(Task instructions): Repeat the listing that follows, character for character, minus the pictures.

(Material):
########################################

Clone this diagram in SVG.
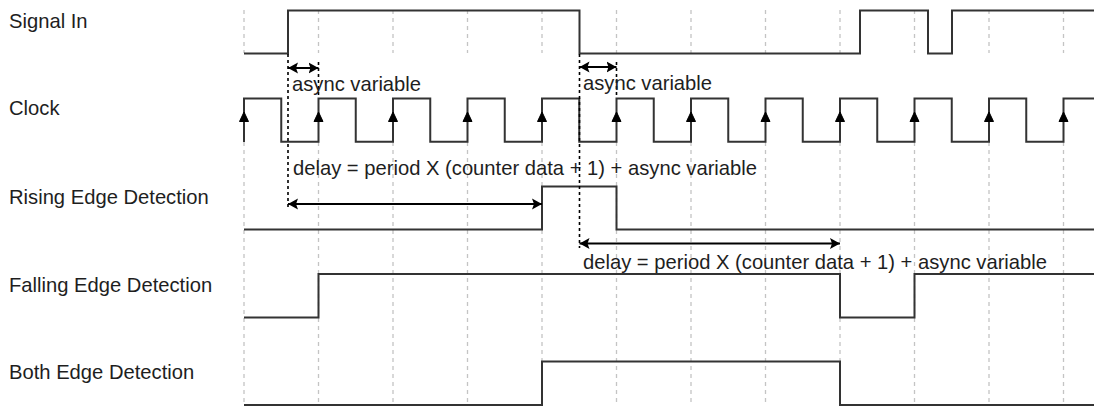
<svg xmlns="http://www.w3.org/2000/svg" width="1094" height="406" viewBox="0 0 1094 406">
<style>
text{font-family:"Liberation Sans",Arial,sans-serif;font-size:20.2px;fill:#1e1e1e}
.grid{stroke:#c4c4c4;stroke-width:1.3;stroke-dasharray:4 4;fill:none}
.sig{stroke:#333;stroke-width:2;fill:none}
.mark{stroke:#000;stroke-width:1.6;stroke-dasharray:3 3;fill:none}
.arr{stroke:#000;stroke-width:2;fill:none;marker-start:url(#ah);marker-end:url(#ah)}
.clk{fill:#000;stroke:#000;stroke-width:1;stroke-linejoin:miter}
</style>
<defs>
<marker id="ah" viewBox="0 0 10 12" refX="10" refY="6" markerWidth="10" markerHeight="12" markerUnits="userSpaceOnUse" orient="auto-start-reverse">
<path d="M10,6 L0,0.5 L2,6 L0,11.5 z" fill="#000"/>
</marker>
</defs>
<rect width="1094" height="406" fill="#fff"/>
<g id="grid">
<path class="grid" d="M244,10V53M318.5,10V53M393,10V53M467.5,10V53M542,10V53M616.5,10V53M691,10V53M765.5,10V53M840,10V53M914.5,10V53M989,10V53M1063.5,10V53"/>
<path class="grid" d="M244,142V406M318.5,142V406M393,142V406M467.5,142V406M542,142V406M616.5,142V406M691,142V406M765.5,142V406M840,142V406M914.5,142V406M989,142V406M1063.5,142V406"/>
</g>
<g id="signal-in">
<text x="9" y="28">Signal In</text>
<path class="sig" d="M244,53.5H288V10.5H579.5V53.5H860V10.5H928V53.5H952V10.5H1094"/>
</g>
<g id="clock">
<text x="9" y="115">Clock</text>
<path class="sig" d="M244,142V98.5H281.25V141.7H318.5V98.5H355.75V141.7H393V98.5H430.25V141.7H467.5V98.5H504.75V141.7H542V98.5H579.25V141.7H616.5V98.5H653.75V141.7H691V98.5H728.25V141.7H765.5V98.5H802.75V141.7H840V98.5H877.25V141.7H914.5V98.5H951.75V141.7H989V98.5H1026.25V141.7H1063.5V98.5H1094"/>
<path class="clk" d="M244,112l4.5,9.5h-9zM318.5,112l4.5,9.5h-9zM393,112l4.5,9.5h-9zM467.5,112l4.5,9.5h-9zM542,112l4.5,9.5h-9zM616.5,112l4.5,9.5h-9zM691,112l4.5,9.5h-9zM765.5,112l4.5,9.5h-9zM840,112l4.5,9.5h-9zM914.5,112l4.5,9.5h-9zM989,112l4.5,9.5h-9zM1063.5,112l4.5,9.5h-9z"/>
</g>
<g id="rising-edge">
<text x="9" y="204">Rising Edge Detection</text>
<path class="sig" d="M244,229.5H542V186.5H616.5V229.5H1094"/>
</g>
<g id="falling-edge">
<text x="9" y="291.5">Falling Edge Detection</text>
<path class="sig" d="M244,317.5H318.5V274H840V317.5H914.5V274H1094"/>
</g>
<g id="both-edge">
<text x="9" y="379">Both Edge Detection</text>
<path class="sig" d="M244,405H542V361.5H840V405H1094"/>
</g>
<g id="connectors">
<path class="mark" d="M288,54V208"/>
<path class="mark" d="M579.5,54V248"/>
<path class="mark" d="M318.5,62V98"/>
<path class="mark" d="M616.5,62V98"/>
<path class="arr" d="M288,68H318.5"/>
<path class="arr" d="M579.5,67H616.5"/>
<path class="arr" d="M288,204H542"/>
<path class="arr" d="M579.5,243.5H840"/>
<text x="292" y="91">async variable</text>
<text x="583" y="90">async variable</text>
<text x="293" y="175">delay = period X (counter data + 1) + async variable</text>
<text x="583" y="269">delay = period X (counter data + 1) + async variable</text>
</g>
</svg>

########################################

(Answer in full):
Clone this diagram in SVG.
<svg xmlns="http://www.w3.org/2000/svg" width="1094" height="406" viewBox="0 0 1094 406">
<style>
text{font-family:"Liberation Sans",Arial,sans-serif;font-size:20.2px;fill:#1e1e1e}
.grid{stroke:#c4c4c4;stroke-width:1.3;stroke-dasharray:4 4;fill:none}
.sig{stroke:#333;stroke-width:2;fill:none}
.mark{stroke:#000;stroke-width:1.6;stroke-dasharray:3 3;fill:none}
.arr{stroke:#000;stroke-width:2;fill:none;marker-start:url(#ah);marker-end:url(#ah)}
.clk{fill:#000;stroke:#000;stroke-width:1;stroke-linejoin:miter}
</style>
<defs>
<marker id="ah" viewBox="0 0 10 12" refX="10" refY="6" markerWidth="10" markerHeight="12" markerUnits="userSpaceOnUse" orient="auto-start-reverse">
<path d="M10,6 L0,0.5 L2,6 L0,11.5 z" fill="#000"/>
</marker>
</defs>
<rect width="1094" height="406" fill="#fff"/>
<g id="grid">
<path class="grid" d="M244,10V53M318.5,10V53M393,10V53M467.5,10V53M542,10V53M616.5,10V53M691,10V53M765.5,10V53M840,10V53M914.5,10V53M989,10V53M1063.5,10V53"/>
<path class="grid" d="M244,142V406M318.5,142V406M393,142V406M467.5,142V406M542,142V406M616.5,142V406M691,142V406M765.5,142V406M840,142V406M914.5,142V406M989,142V406M1063.5,142V406"/>
</g>
<g id="signal-in">
<text x="9" y="28">Signal In</text>
<path class="sig" d="M244,53.5H288V10.5H579.5V53.5H860V10.5H928V53.5H952V10.5H1094"/>
</g>
<g id="clock">
<text x="9" y="115">Clock</text>
<path class="sig" d="M244,142V98.5H281.25V141.7H318.5V98.5H355.75V141.7H393V98.5H430.25V141.7H467.5V98.5H504.75V141.7H542V98.5H579.25V141.7H616.5V98.5H653.75V141.7H691V98.5H728.25V141.7H765.5V98.5H802.75V141.7H840V98.5H877.25V141.7H914.5V98.5H951.75V141.7H989V98.5H1026.25V141.7H1063.5V98.5H1094"/>
<path class="clk" d="M244,112l4.5,9.5h-9zM318.5,112l4.5,9.5h-9zM393,112l4.5,9.5h-9zM467.5,112l4.5,9.5h-9zM542,112l4.5,9.5h-9zM616.5,112l4.5,9.5h-9zM691,112l4.5,9.5h-9zM765.5,112l4.5,9.5h-9zM840,112l4.5,9.5h-9zM914.5,112l4.5,9.5h-9zM989,112l4.5,9.5h-9zM1063.5,112l4.5,9.5h-9z"/>
</g>
<g id="rising-edge">
<text x="9" y="204">Rising Edge Detection</text>
<path class="sig" d="M244,229.5H542V186.5H616.5V229.5H1094"/>
</g>
<g id="falling-edge">
<text x="9" y="291.5">Falling Edge Detection</text>
<path class="sig" d="M244,317.5H318.5V274H840V317.5H914.5V274H1094"/>
</g>
<g id="both-edge">
<text x="9" y="379">Both Edge Detection</text>
<path class="sig" d="M244,405H542V361.5H840V405H1094"/>
</g>
<g id="connectors">
<path class="mark" d="M288,54V208"/>
<path class="mark" d="M579.5,54V248"/>
<path class="mark" d="M318.5,62V98"/>
<path class="mark" d="M616.5,62V98"/>
<path class="arr" d="M288,68H318.5"/>
<path class="arr" d="M579.5,67H616.5"/>
<path class="arr" d="M288,204H542"/>
<path class="arr" d="M579.5,243.5H840"/>
<text x="292" y="91">async variable</text>
<text x="583" y="90">async variable</text>
<text x="293" y="175">delay = period X (counter data + 1) + async variable</text>
<text x="583" y="269">delay = period X (counter data + 1) + async variable</text>
</g>
</svg>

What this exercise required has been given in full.